_Data excerpt_
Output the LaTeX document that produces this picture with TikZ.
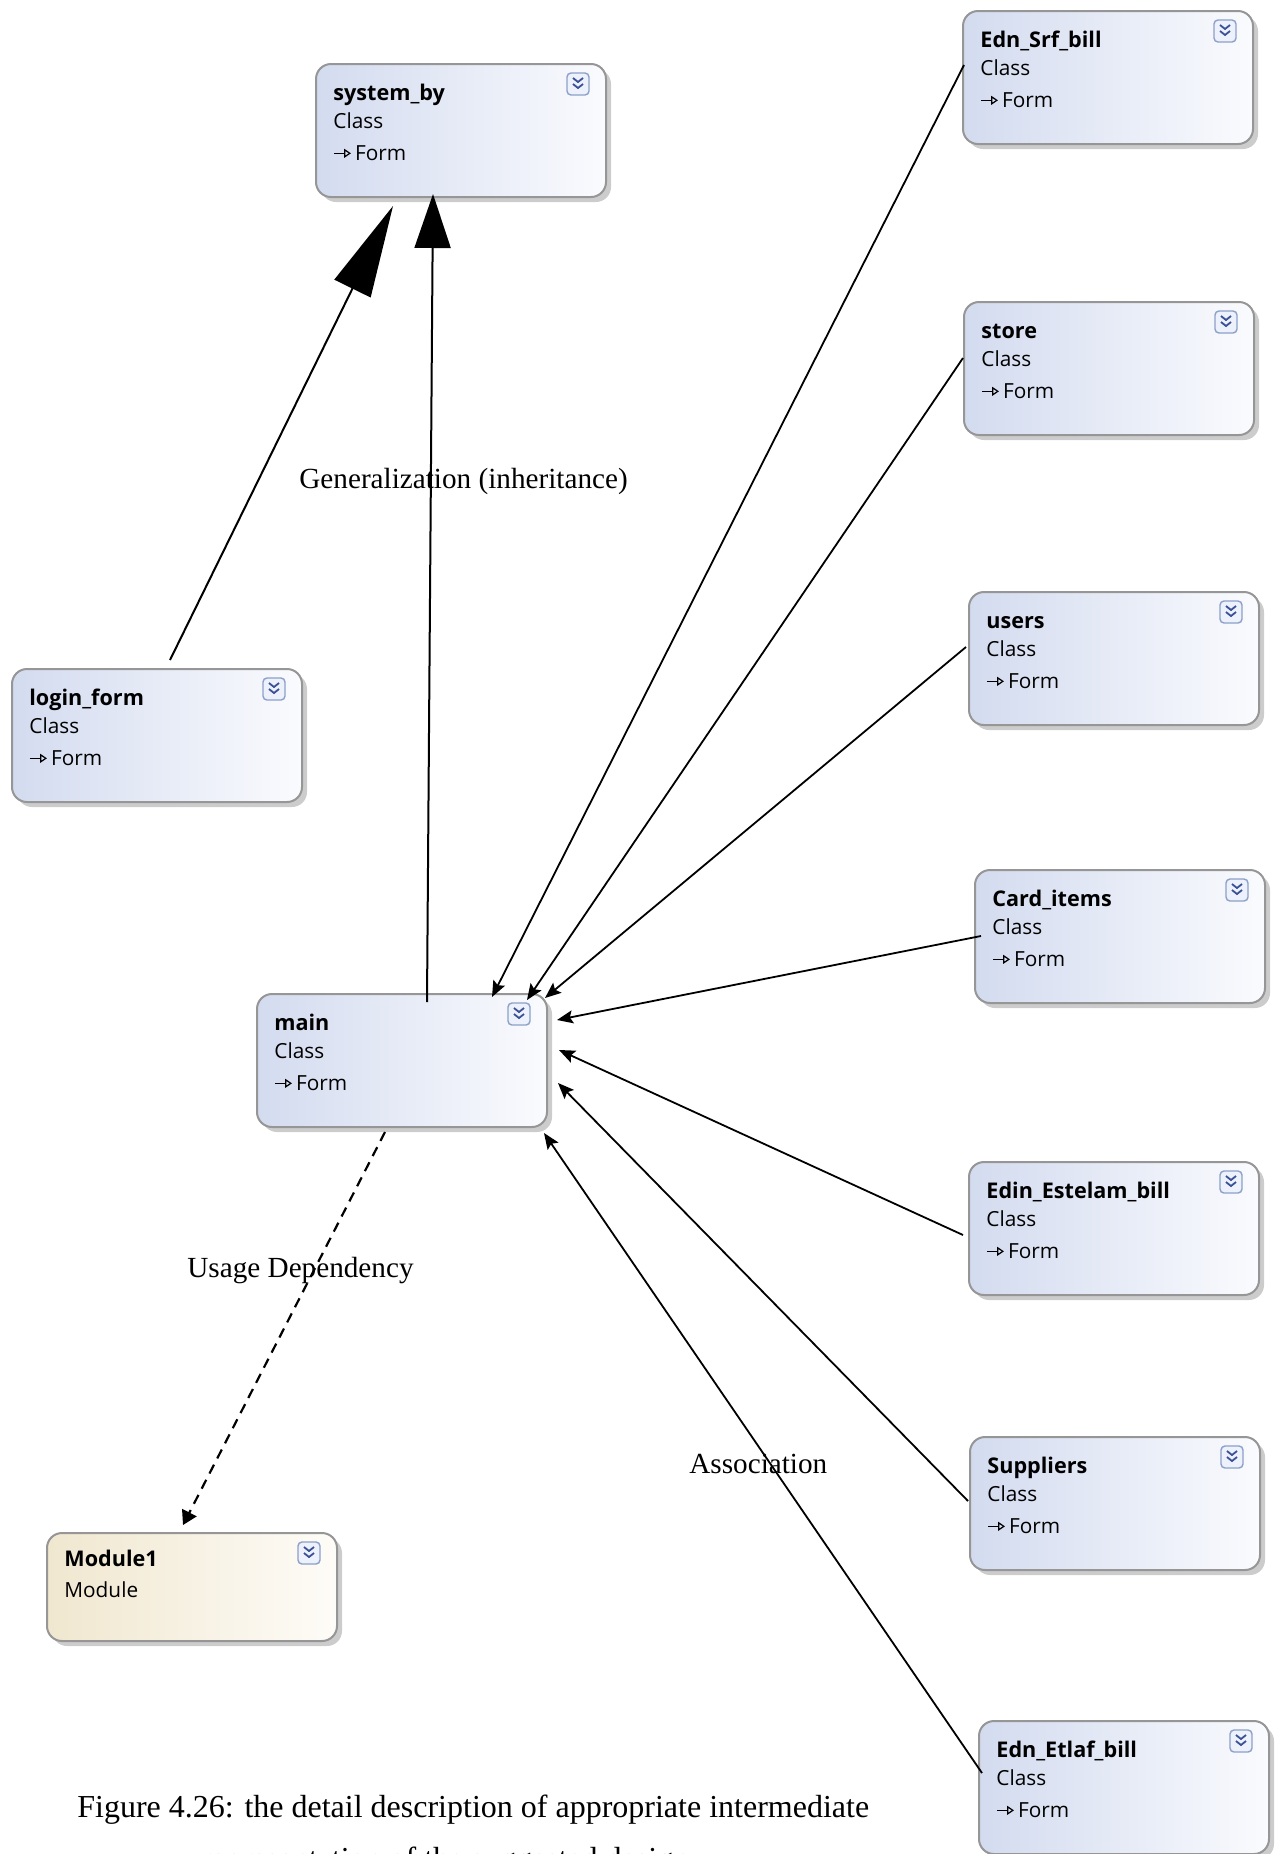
\documentclass[tikz,border=0pt]{standalone}
\usepackage{fontspec}
\setmainfont{Liberation Serif}
\newfontfamily\uifont{Open Sans}
\usetikzlibrary{arrows.meta,calc,shadows}

\definecolor{umlframe}{RGB}{150,150,150}
\definecolor{classleft}{RGB}{211,219,239}
\definecolor{classright}{RGB}{250,251,254}
\definecolor{moduleleft}{RGB}{240,231,207}
\definecolor{moduleright}{RGB}{254,252,248}
\definecolor{iconedge}{RGB}{140,160,200}
\definecolor{iconfill}{RGB}{236,241,251}
\definecolor{iconblue}{RGB}{60,82,150}

\newcommand{\basearrow}{\tikz[baseline=-0.6ex, x=1pt, y=1pt]\draw[line width=0.6pt, -{Triangle[open, length=3.4pt, width=4.4pt]}] (0,0) -- (8.5,0);}

\newcommand{\expander}[1]{%
  \draw[iconframe] ($(#1.north east)+(-40,10)$) rectangle ($(#1.north east)+(-18,32)$);
  \draw[iconmark] ($(#1.north east)+(-34,15)$) -- ++(5,4) -- ++(5,-4);
  \draw[iconmark] ($(#1.north east)+(-34,21)$) -- ++(5,4) -- ++(5,-4);}

\newcommand{\umlclass}[3]{%
  \node[classbox] (#1) at (#2) {};
  \node[boxtitle] (#1-title) at ($(#1.north west)+(18,37)$) {#3};
  \node[boxtext] (#1-kind) at ($(#1.north west)+(18,65)$) {Class};
  \node[boxtext] (#1-form) at ($(#1.north west)+(18,97)$) {\basearrow\,Form};
  \expander{#1}}

\begin{document}
\begin{tikzpicture}[x=0.5pt,y=-0.5pt,
  umlbox/.style={draw=umlframe, line width=1pt, rounded corners=7.5pt, anchor=north west,
    minimum width=145pt, minimum height=66.5pt, inner sep=0pt,
    drop shadow={shadow xshift=2.5pt, shadow yshift=-2.5pt, fill=black!40, opacity=0.5}},
  classbox/.style={umlbox, left color=classleft, right color=classright},
  modulebox/.style={umlbox, minimum height=54pt, left color=moduleleft, right color=moduleright},
  boxtitle/.style={anchor=base west, inner sep=0pt, font=\uifont\fontsize{10.8}{13}\selectfont\bfseries},
  boxtext/.style={anchor=base west, inner sep=0pt, font=\uifont\fontsize{10.4}{13}\selectfont},
  iconframe/.style={draw=iconedge, fill=iconfill, line width=0.7pt, rounded corners=2pt},
  iconmark/.style={draw=iconblue, line width=0.9pt},
  assoc/.style={line width=0.9pt, -{Stealth[length=8pt, width=6.5pt, inset=1.5pt]}},
  inherit/.style={line width=1pt, -{Triangle[length=27pt, width=18pt]}},
  usage/.style={line width=1.1pt, dash pattern=on 5pt off 3.5pt, -{Triangle[length=7pt, width=8pt]}},
  edgelabel/.style={anchor=base west, inner sep=0pt, font=\fontsize{14.6}{17}\selectfont},
  caption/.style={anchor=base west, inner sep=0pt, font=\fontsize{16}{19}\selectfont}]
\useasboundingbox (0,0) rectangle (1279,1854);

\umlclass{sysby}{315,63}{system\_by}
\umlclass{login}{11,668}{login\_form}
\umlclass{main}{256,993}{main}
\umlclass{srf}{962,10}{Edn\_Srf\_bill}
\umlclass{store}{963,301}{store}
\umlclass{users}{968,591}{users}
\umlclass{card}{974,869}{Card\_items}
\umlclass{estelam}{968,1161}{Edin\_Estelam\_bill}
\umlclass{suppliers}{969,1436}{Suppliers}
\umlclass{etlaf}{978,1720}{Edn\_Etlaf\_bill}

\node[modulebox] (mod) at (46,1532) {};
\node[boxtitle] (mod-title) at ($(mod.north west)+(18,34)$) {Module1};
\node[boxtext] (mod-kind) at ($(mod.north west)+(18,65)$) {Module};
\expander{mod}

\node[edgelabel] (genlabel) at (299,488) {Generalization (inheritance)};
\node[edgelabel] (uselabel) at (187,1277) {Usage Dependency};
\node[edgelabel] (asclabel) at (689,1473) {Association};

\draw[inherit, -{Triangle[length=46pt, width=20pt]}] ($(login.north)+(13,-8)$) -- ($(sysby.south west)+(78,8)$);
\draw[inherit] ($(main.north west)+(171,9)$) -- ($(sysby.south west)+(118,-4)$);

\draw[assoc] ($(srf.north west)+(2,55)$) -- ($(main.north east)+(-56,4)$);
\draw[assoc] ($(store.north west)+(0,57)$) -- ($(main.north east)+(-21,7)$);
\draw[assoc] ($(users.north west)+(-2,56)$) -- ($(main.north east)+(-3,5)$);
\draw[assoc] ($(card.north west)+(7,67)$) -- ($(main.north east)+(9,27)$);
\draw[assoc] ($(estelam.north west)+(-5,74)$) -- ($(main.north east)+(11,57)$);
\draw[assoc] ($(suppliers.north west)+(-1,65)$) -- ($(main.north east)+(10,90)$);
\draw[assoc] ($(etlaf.north west)+(4,53)$) -- ($(main.north east)+(-4,140)$);

\draw[usage] ($(main.south west)+(129,4)$) -- ($(mod.north west)+(137,-7)$);

\node[caption] (cap1) at (77,1817) {Figure 4.26: the detail description of appropriate intermediate};
\node[caption] (cap2) at (200,1869) {representation of the suggested design};
\end{tikzpicture}
\end{document}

_What you are asked to do_
Restate the whole listing above exactly, please, omitting every image.

_Solution to this problem_
Output the LaTeX document that produces this picture with TikZ.
\documentclass[tikz,border=0pt]{standalone}
\usepackage{fontspec}
\setmainfont{Liberation Serif}
\newfontfamily\uifont{Open Sans}
\usetikzlibrary{arrows.meta,calc,shadows}

\definecolor{umlframe}{RGB}{150,150,150}
\definecolor{classleft}{RGB}{211,219,239}
\definecolor{classright}{RGB}{250,251,254}
\definecolor{moduleleft}{RGB}{240,231,207}
\definecolor{moduleright}{RGB}{254,252,248}
\definecolor{iconedge}{RGB}{140,160,200}
\definecolor{iconfill}{RGB}{236,241,251}
\definecolor{iconblue}{RGB}{60,82,150}

\newcommand{\basearrow}{\tikz[baseline=-0.6ex, x=1pt, y=1pt]\draw[line width=0.6pt, -{Triangle[open, length=3.4pt, width=4.4pt]}] (0,0) -- (8.5,0);}

\newcommand{\expander}[1]{%
  \draw[iconframe] ($(#1.north east)+(-40,10)$) rectangle ($(#1.north east)+(-18,32)$);
  \draw[iconmark] ($(#1.north east)+(-34,15)$) -- ++(5,4) -- ++(5,-4);
  \draw[iconmark] ($(#1.north east)+(-34,21)$) -- ++(5,4) -- ++(5,-4);}

\newcommand{\umlclass}[3]{%
  \node[classbox] (#1) at (#2) {};
  \node[boxtitle] (#1-title) at ($(#1.north west)+(18,37)$) {#3};
  \node[boxtext] (#1-kind) at ($(#1.north west)+(18,65)$) {Class};
  \node[boxtext] (#1-form) at ($(#1.north west)+(18,97)$) {\basearrow\,Form};
  \expander{#1}}

\begin{document}
\begin{tikzpicture}[x=0.5pt,y=-0.5pt,
  umlbox/.style={draw=umlframe, line width=1pt, rounded corners=7.5pt, anchor=north west,
    minimum width=145pt, minimum height=66.5pt, inner sep=0pt,
    drop shadow={shadow xshift=2.5pt, shadow yshift=-2.5pt, fill=black!40, opacity=0.5}},
  classbox/.style={umlbox, left color=classleft, right color=classright},
  modulebox/.style={umlbox, minimum height=54pt, left color=moduleleft, right color=moduleright},
  boxtitle/.style={anchor=base west, inner sep=0pt, font=\uifont\fontsize{10.8}{13}\selectfont\bfseries},
  boxtext/.style={anchor=base west, inner sep=0pt, font=\uifont\fontsize{10.4}{13}\selectfont},
  iconframe/.style={draw=iconedge, fill=iconfill, line width=0.7pt, rounded corners=2pt},
  iconmark/.style={draw=iconblue, line width=0.9pt},
  assoc/.style={line width=0.9pt, -{Stealth[length=8pt, width=6.5pt, inset=1.5pt]}},
  inherit/.style={line width=1pt, -{Triangle[length=27pt, width=18pt]}},
  usage/.style={line width=1.1pt, dash pattern=on 5pt off 3.5pt, -{Triangle[length=7pt, width=8pt]}},
  edgelabel/.style={anchor=base west, inner sep=0pt, font=\fontsize{14.6}{17}\selectfont},
  caption/.style={anchor=base west, inner sep=0pt, font=\fontsize{16}{19}\selectfont}]
\useasboundingbox (0,0) rectangle (1279,1854);

\umlclass{sysby}{315,63}{system\_by}
\umlclass{login}{11,668}{login\_form}
\umlclass{main}{256,993}{main}
\umlclass{srf}{962,10}{Edn\_Srf\_bill}
\umlclass{store}{963,301}{store}
\umlclass{users}{968,591}{users}
\umlclass{card}{974,869}{Card\_items}
\umlclass{estelam}{968,1161}{Edin\_Estelam\_bill}
\umlclass{suppliers}{969,1436}{Suppliers}
\umlclass{etlaf}{978,1720}{Edn\_Etlaf\_bill}

\node[modulebox] (mod) at (46,1532) {};
\node[boxtitle] (mod-title) at ($(mod.north west)+(18,34)$) {Module1};
\node[boxtext] (mod-kind) at ($(mod.north west)+(18,65)$) {Module};
\expander{mod}

\node[edgelabel] (genlabel) at (299,488) {Generalization (inheritance)};
\node[edgelabel] (uselabel) at (187,1277) {Usage Dependency};
\node[edgelabel] (asclabel) at (689,1473) {Association};

\draw[inherit, -{Triangle[length=46pt, width=20pt]}] ($(login.north)+(13,-8)$) -- ($(sysby.south west)+(78,8)$);
\draw[inherit] ($(main.north west)+(171,9)$) -- ($(sysby.south west)+(118,-4)$);

\draw[assoc] ($(srf.north west)+(2,55)$) -- ($(main.north east)+(-56,4)$);
\draw[assoc] ($(store.north west)+(0,57)$) -- ($(main.north east)+(-21,7)$);
\draw[assoc] ($(users.north west)+(-2,56)$) -- ($(main.north east)+(-3,5)$);
\draw[assoc] ($(card.north west)+(7,67)$) -- ($(main.north east)+(9,27)$);
\draw[assoc] ($(estelam.north west)+(-5,74)$) -- ($(main.north east)+(11,57)$);
\draw[assoc] ($(suppliers.north west)+(-1,65)$) -- ($(main.north east)+(10,90)$);
\draw[assoc] ($(etlaf.north west)+(4,53)$) -- ($(main.north east)+(-4,140)$);

\draw[usage] ($(main.south west)+(129,4)$) -- ($(mod.north west)+(137,-7)$);

\node[caption] (cap1) at (77,1817) {Figure 4.26: the detail description of appropriate intermediate};
\node[caption] (cap2) at (200,1869) {representation of the suggested design};
\end{tikzpicture}
\end{document}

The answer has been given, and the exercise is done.